◆ Given problem: Retype all of the data. Every line must match exactly.

◆ Data excerpt:
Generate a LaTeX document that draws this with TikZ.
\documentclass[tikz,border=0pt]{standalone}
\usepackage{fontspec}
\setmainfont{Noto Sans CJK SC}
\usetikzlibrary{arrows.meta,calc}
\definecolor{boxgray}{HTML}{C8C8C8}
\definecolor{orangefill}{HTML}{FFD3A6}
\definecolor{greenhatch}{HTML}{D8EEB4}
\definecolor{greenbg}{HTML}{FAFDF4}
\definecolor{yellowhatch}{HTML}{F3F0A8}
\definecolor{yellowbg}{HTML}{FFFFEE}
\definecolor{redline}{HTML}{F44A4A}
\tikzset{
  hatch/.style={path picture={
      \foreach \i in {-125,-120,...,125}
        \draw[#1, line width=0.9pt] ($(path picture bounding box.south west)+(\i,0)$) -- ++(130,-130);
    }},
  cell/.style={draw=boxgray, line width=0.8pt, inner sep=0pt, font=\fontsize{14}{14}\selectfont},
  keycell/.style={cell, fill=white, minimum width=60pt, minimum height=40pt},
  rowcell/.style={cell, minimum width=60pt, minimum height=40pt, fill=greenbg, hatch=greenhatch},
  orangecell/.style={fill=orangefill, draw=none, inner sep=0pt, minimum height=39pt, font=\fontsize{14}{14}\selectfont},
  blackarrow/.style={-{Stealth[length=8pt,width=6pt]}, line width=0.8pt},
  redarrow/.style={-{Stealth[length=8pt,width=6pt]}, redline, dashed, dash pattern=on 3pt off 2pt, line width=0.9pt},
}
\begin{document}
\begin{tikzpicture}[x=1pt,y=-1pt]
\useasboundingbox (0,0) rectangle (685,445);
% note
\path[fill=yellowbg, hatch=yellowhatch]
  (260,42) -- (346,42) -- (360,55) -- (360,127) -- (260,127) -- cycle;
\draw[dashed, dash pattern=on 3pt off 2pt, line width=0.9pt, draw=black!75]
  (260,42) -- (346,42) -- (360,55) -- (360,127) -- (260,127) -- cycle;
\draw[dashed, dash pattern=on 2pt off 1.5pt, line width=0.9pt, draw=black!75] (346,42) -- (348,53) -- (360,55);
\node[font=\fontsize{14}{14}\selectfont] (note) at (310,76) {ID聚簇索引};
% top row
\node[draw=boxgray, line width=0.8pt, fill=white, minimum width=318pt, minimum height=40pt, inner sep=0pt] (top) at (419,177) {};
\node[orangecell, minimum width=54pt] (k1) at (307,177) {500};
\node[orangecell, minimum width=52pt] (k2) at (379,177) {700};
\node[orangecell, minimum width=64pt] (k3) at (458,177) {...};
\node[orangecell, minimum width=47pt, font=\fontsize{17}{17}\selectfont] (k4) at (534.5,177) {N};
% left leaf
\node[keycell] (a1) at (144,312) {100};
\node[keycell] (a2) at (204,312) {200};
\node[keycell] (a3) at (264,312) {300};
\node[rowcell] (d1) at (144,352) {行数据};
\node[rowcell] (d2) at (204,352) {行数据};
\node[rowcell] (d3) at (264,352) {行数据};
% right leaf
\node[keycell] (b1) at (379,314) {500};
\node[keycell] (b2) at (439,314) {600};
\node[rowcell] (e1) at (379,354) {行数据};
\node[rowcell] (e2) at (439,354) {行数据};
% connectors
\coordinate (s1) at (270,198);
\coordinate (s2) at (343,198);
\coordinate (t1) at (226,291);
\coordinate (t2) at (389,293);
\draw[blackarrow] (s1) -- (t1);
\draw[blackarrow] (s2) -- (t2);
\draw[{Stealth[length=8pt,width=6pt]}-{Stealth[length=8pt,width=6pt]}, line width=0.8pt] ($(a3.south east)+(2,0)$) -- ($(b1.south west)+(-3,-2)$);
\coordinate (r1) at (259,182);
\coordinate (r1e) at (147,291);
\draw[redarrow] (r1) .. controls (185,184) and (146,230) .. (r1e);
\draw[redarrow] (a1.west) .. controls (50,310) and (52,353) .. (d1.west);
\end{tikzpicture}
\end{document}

◆ Task solution:
Generate a LaTeX document that draws this with TikZ.
\documentclass[tikz,border=0pt]{standalone}
\usepackage{fontspec}
\setmainfont{Noto Sans CJK SC}
\usetikzlibrary{arrows.meta,calc}
\definecolor{boxgray}{HTML}{C8C8C8}
\definecolor{orangefill}{HTML}{FFD3A6}
\definecolor{greenhatch}{HTML}{D8EEB4}
\definecolor{greenbg}{HTML}{FAFDF4}
\definecolor{yellowhatch}{HTML}{F3F0A8}
\definecolor{yellowbg}{HTML}{FFFFEE}
\definecolor{redline}{HTML}{F44A4A}
\tikzset{
  hatch/.style={path picture={
      \foreach \i in {-125,-120,...,125}
        \draw[#1, line width=0.9pt] ($(path picture bounding box.south west)+(\i,0)$) -- ++(130,-130);
    }},
  cell/.style={draw=boxgray, line width=0.8pt, inner sep=0pt, font=\fontsize{14}{14}\selectfont},
  keycell/.style={cell, fill=white, minimum width=60pt, minimum height=40pt},
  rowcell/.style={cell, minimum width=60pt, minimum height=40pt, fill=greenbg, hatch=greenhatch},
  orangecell/.style={fill=orangefill, draw=none, inner sep=0pt, minimum height=39pt, font=\fontsize{14}{14}\selectfont},
  blackarrow/.style={-{Stealth[length=8pt,width=6pt]}, line width=0.8pt},
  redarrow/.style={-{Stealth[length=8pt,width=6pt]}, redline, dashed, dash pattern=on 3pt off 2pt, line width=0.9pt},
}
\begin{document}
\begin{tikzpicture}[x=1pt,y=-1pt]
\useasboundingbox (0,0) rectangle (685,445);
% note
\path[fill=yellowbg, hatch=yellowhatch]
  (260,42) -- (346,42) -- (360,55) -- (360,127) -- (260,127) -- cycle;
\draw[dashed, dash pattern=on 3pt off 2pt, line width=0.9pt, draw=black!75]
  (260,42) -- (346,42) -- (360,55) -- (360,127) -- (260,127) -- cycle;
\draw[dashed, dash pattern=on 2pt off 1.5pt, line width=0.9pt, draw=black!75] (346,42) -- (348,53) -- (360,55);
\node[font=\fontsize{14}{14}\selectfont] (note) at (310,76) {ID聚簇索引};
% top row
\node[draw=boxgray, line width=0.8pt, fill=white, minimum width=318pt, minimum height=40pt, inner sep=0pt] (top) at (419,177) {};
\node[orangecell, minimum width=54pt] (k1) at (307,177) {500};
\node[orangecell, minimum width=52pt] (k2) at (379,177) {700};
\node[orangecell, minimum width=64pt] (k3) at (458,177) {...};
\node[orangecell, minimum width=47pt, font=\fontsize{17}{17}\selectfont] (k4) at (534.5,177) {N};
% left leaf
\node[keycell] (a1) at (144,312) {100};
\node[keycell] (a2) at (204,312) {200};
\node[keycell] (a3) at (264,312) {300};
\node[rowcell] (d1) at (144,352) {行数据};
\node[rowcell] (d2) at (204,352) {行数据};
\node[rowcell] (d3) at (264,352) {行数据};
% right leaf
\node[keycell] (b1) at (379,314) {500};
\node[keycell] (b2) at (439,314) {600};
\node[rowcell] (e1) at (379,354) {行数据};
\node[rowcell] (e2) at (439,354) {行数据};
% connectors
\coordinate (s1) at (270,198);
\coordinate (s2) at (343,198);
\coordinate (t1) at (226,291);
\coordinate (t2) at (389,293);
\draw[blackarrow] (s1) -- (t1);
\draw[blackarrow] (s2) -- (t2);
\draw[{Stealth[length=8pt,width=6pt]}-{Stealth[length=8pt,width=6pt]}, line width=0.8pt] ($(a3.south east)+(2,0)$) -- ($(b1.south west)+(-3,-2)$);
\coordinate (r1) at (259,182);
\coordinate (r1e) at (147,291);
\draw[redarrow] (r1) .. controls (185,184) and (146,230) .. (r1e);
\draw[redarrow] (a1.west) .. controls (50,310) and (52,353) .. (d1.west);
\end{tikzpicture}
\end{document}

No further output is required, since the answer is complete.